Brooks keeps the resurrection grounded in specific, unglamorous details. Vit Slops the bad wine across her shantung—a fabric that evokes an attempt at style, a chosen texture of self-presentation, now stained by carelessness or exuberance. She talks / Of pregnancy, along with guitars and bridgework. This list refuses a single “type” for her: pregnancy signals consequence and vulnerability, guitars suggest music and nightlife, bridgework hints at teeth, repair, survival, the body’s maintenance. Even in her vitality, there’s wear and patching.

The speaker imagines her walking In parks or alleys, a pairing that holds the poem’s moral ambiguity. Parks imply daylight, public respectability; alleys imply secrecy, danger, the leftover spaces of the city. Vit belongs to both, and the poem won’t clean that up for the sake of a dignified elegy.

The edge she lives on: “haply” happiness, “haply” hysterics

The ending refuses closure by placing Vit perpetually on a threshold: she comes haply on the verge / Of happiness, haply hysterics. The repeated haply makes it sound like chance governs her emotional life—luck, bad timing, sudden turns. She is always almost arriving somewhere, but where she arrives could be joy or breakdown. That final, clipped Is. seals the poem with a harsh kind of present tense: not “was,” not “rest,” but “is.” It’s an assertion that her nature persists, even if her body doesn’t.

This is the poem’s deepest tension: the speaker both mourns and cannot bear the thought of taming her. The funeral offers a story of completion; the poem answers with a portrait of ongoingness—messy, loud, unstable, and therefore, to the speaker, more faithful.

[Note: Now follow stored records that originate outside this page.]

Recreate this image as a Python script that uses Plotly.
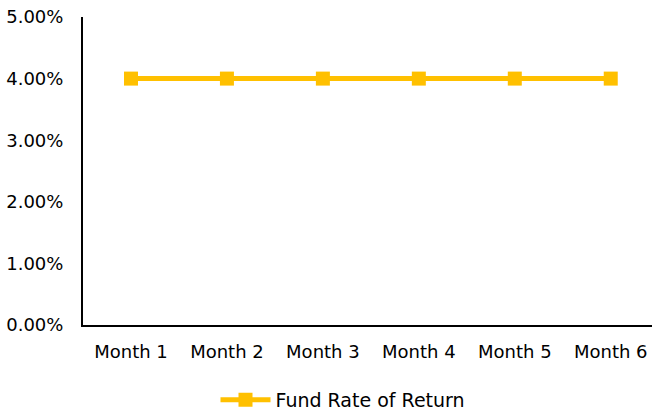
import plotly.graph_objects as go

months = ["Month 1", "Month 2", "Month 3", "Month 4", "Month 5", "Month 6"]
fund_return = [0.04, 0.04, 0.04, 0.04, 0.04, 0.04]
series_name = "Fund Rate of Return"

fig = go.Figure()
fig.add_trace(go.Scatter(
    x=months, y=fund_return, name=series_name, mode="lines+markers",
    line=dict(color="#FFC000", width=5),
    marker=dict(symbol="square", size=14, color="#FFC000"),
    cliponaxis=False,
))

font = dict(family="DejaVu Sans", size=18, color="#000000")
fig.update_layout(
    width=652, height=412,
    margin=dict(l=83, r=0, t=17, b=87, autoexpand=False),
    paper_bgcolor="white", plot_bgcolor="white",
    font=font,
    showlegend=True,
    legend=dict(orientation="h", x=343 / 652, xref="container", xanchor="center",
                y=-(400 - 325) / (325 - 17), yref="paper", yanchor="middle",
                font=dict(family="DejaVu Sans", size=19, color="#000000"),
                itemwidth=50, bgcolor="rgba(0,0,0,0)"),
)
fig.update_xaxes(
    type="category", range=[-0.5, 5.43], showline=True, linecolor="black",
    linewidth=2, showgrid=False, ticks="", zeroline=False,
    tickfont=font, ticklabelstandoff=9, automargin=False,
)
fig.update_yaxes(
    range=[0, 0.05], dtick=0.01, tickformat=".2%", showline=True,
    linecolor="black", linewidth=2, showgrid=False, ticks="", zeroline=False,
    tickfont=font, ticklabelstandoff=14, automargin=False,
)
fig.write_html("out.html", config={"displayModeBar": False},
               post_script="document.body.style.margin='0';document.body.style.overflow='hidden';")
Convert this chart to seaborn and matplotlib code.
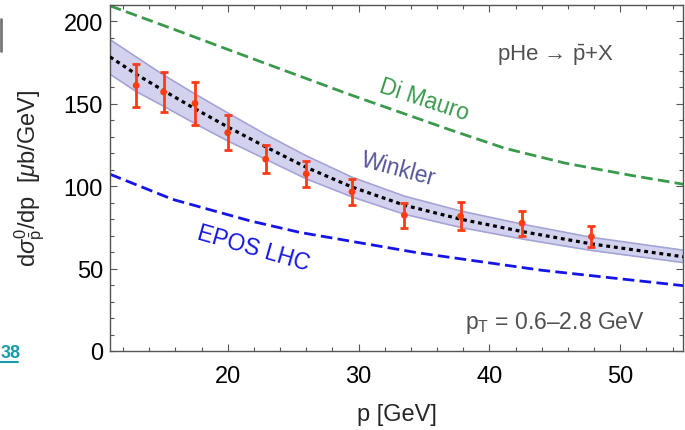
import matplotlib
matplotlib.use("Agg")
import matplotlib.pyplot as plt
import seaborn as sns
import pandas as pd
from matplotlib.lines import Line2D

# ---------------- data ----------------
data_p = [13.0, 15.1, 17.5, 20.0, 22.9, 26.0, 29.5, 33.5, 37.8, 42.5, 47.8]
data_val = [161.2, 157.2, 150.3, 132.5, 116.4, 107.5, 96.6, 82.4, 81.8, 77.6, 69.4]
data_err = [13.0, 12.0, 13.0, 10.5, 8.4, 8.0, 8.0, 7.5, 8.5, 7.6, 6.4]

winkler_p = [11, 13, 15, 17.5, 20, 23, 26, 29.5, 33.5, 37.8, 42.5, 47.8, 55]
winkler_c = [178.5, 168, 158.5, 147, 136, 123.5, 111.5, 99.5, 88.5, 80, 72.5, 65, 57]
winkler_hi = [189, 178.5, 168, 156, 144.5, 131, 118.5, 105.5, 94, 85, 77, 69, 61]
winkler_lo = [168, 157.5, 149, 138, 127.5, 116, 104.5, 93.5, 83, 75, 68, 61, 53.5]

dimauro_p = [11, 15.8, 21.7, 29.2, 36.9, 41.2, 45.8, 50.9, 55]
dimauro_v = [209.5, 195.5, 178, 156, 134.5, 123, 114, 106.5, 101]

epos_p = [11, 15.8, 21.7, 25.5, 34.6, 38.2, 44, 55]
epos_v = [107.3, 92, 79, 72, 59.5, 55.5, 49, 39.5]

x_ticks = [20, 30, 40, 50]
y_ticks = [0, 50, 100, 150, 200]

# ---------------- style ----------------
sns.set_style("ticks")
plt.rcParams["font.family"] = ["Liberation Sans", "DejaVu Sans"]
plt.rcParams["mathtext.fontset"] = "custom"
plt.rcParams["mathtext.rm"] = "Liberation Sans"
plt.rcParams["mathtext.it"] = "Liberation Sans:italic"
plt.rcParams["mathtext.bf"] = "Liberation Sans:bold"

fig = plt.figure(figsize=(6.85, 4.31), dpi=100)
ax = fig.add_axes([110 / 685, 79 / 431, 573 / 685, 346 / 431])

GREEN = "#3a9a4c"
BLUE = "#1414e6"
BAND = "#d2d2ee"
BAND_EDGE = "#a4a4d6"
RED = "#ff3a14"
GRAY = "#555555"

# Winkler band
ax.fill_between(winkler_p, winkler_lo, winkler_hi, color=BAND, lw=0, zorder=1)
ax.plot(winkler_p, winkler_hi, color=BAND_EDGE, lw=1.2, zorder=1.5)
ax.plot(winkler_p, winkler_lo, color=BAND_EDGE, lw=1.2, zorder=1.5)

df_w = pd.DataFrame({"p": winkler_p, "v": winkler_c})
sns.lineplot(data=df_w, x="p", y="v", ax=ax, color="black", lw=2.3,
             linestyle=(0, (1.2, 1.2)), zorder=3)

df_d = pd.DataFrame({"p": dimauro_p, "v": dimauro_v})
sns.lineplot(data=df_d, x="p", y="v", ax=ax, color=GREEN, lw=2.0,
             linestyle=(0, (4.2, 1.9)), zorder=2)

df_e = pd.DataFrame({"p": epos_p, "v": epos_v})
sns.lineplot(data=df_e, x="p", y="v", ax=ax, color=BLUE, lw=2.0,
             linestyle=(0, (4.2, 1.9)), zorder=2)

# data points
ax.errorbar(data_p, data_val, yerr=data_err, fmt="none", ecolor=RED,
            elinewidth=2.0, capsize=2.8, capthick=2.0, zorder=4)
df_pts = pd.DataFrame({"p": data_p, "v": data_val})
sns.scatterplot(data=df_pts, x="p", y="v", ax=ax, color=RED, s=24,
                edgecolor="none", zorder=5)

# axes
ax.set_xlim(11, 54.8)
ax.set_ylim(0, 210)
ax.set_xticks(x_ticks)
ax.set_yticks(y_ticks)
ax.set_xticks(range(12, 56, 2), minor=True)
ax.set_yticks(range(0, 211, 10), minor=True)
ax.tick_params(which="both", direction="in", top=True, right=True,
               color=GRAY, width=0.8, labelsize=17, labelcolor="black")
ax.tick_params(which="major", length=5)
ax.tick_params(which="minor", length=3)
ax.tick_params(axis="x", which="major", pad=10)
ax.tick_params(axis="y", which="major", pad=5)
for s in ax.spines.values():
    s.set_color(GRAY)
    s.set_linewidth(1.0)

ax.set_xlabel("p [GeV]", fontsize=17)
ax.set_ylabel(r"$\mathregular{d}\sigma^{0}_{\bar{\mathregular{p}}}\mathregular{/dp}\ \ [\mu\mathregular{b/GeV}]$",
              fontsize=17)
ax.xaxis.set_label_coords(0.5, (352 - 404) / 346)
ax.yaxis.set_label_coords((47 - 110) / 573, 0.503)

# annotations
ax.text(0.548, 0.728, "Di Mauro", transform=ax.transAxes, color=GREEN,
        fontsize=16.5, rotation=-18, ha="center", va="center")
ax.text(0.504, 0.526, "Winkler", transform=ax.transAxes, color="#55559a",
        fontsize=16.5, rotation=-15, ha="center", va="center")
ax.text(0.251, 0.30, "EPOS LHC", transform=ax.transAxes, color=BLUE,
        fontsize=16.5, rotation=-16, ha="center", va="center")
ax.text(0.777, 0.858, r"pHe → $\bar{\mathregular{p}}$+X", transform=ax.transAxes,
        color="#505050", fontsize=16, ha="center", va="center")
ax.text(0.777, 0.084, r"p$_\mathregular{T}$ = 0.6–2.8 GeV", transform=ax.transAxes,
        color="#505050", fontsize=16.5, ha="center", va="center")

# stray artifacts at the left edge of the crop
fig.text(0.5 / 685, 1 - 354 / 431, "38", color="#1a9aa8", fontsize=13,
         fontweight="bold", ha="left", va="center")
fig.add_artist(Line2D([0, 18 / 685], [1 - 363 / 431, 1 - 363 / 431],
                      color="#1a9aa8", lw=1.5, transform=fig.transFigure))
fig.add_artist(Line2D([1 / 685, 1 / 685], [1 - 20 / 431, 1 - 52 / 431],
                      color="#777777", lw=2, transform=fig.transFigure))

fig.savefig("out.png", dpi=100)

A sharp question the poem leaves behind

If the coffin’s contrition is a kind of apology, then apology for what—death itself, or the way society tries to make certain lives look acceptable only once they’re safely shut away? The kick to the stand, the insistence on bars and alleys, and the final Is. suggest the speaker suspects that “respect” can be another form of erasure.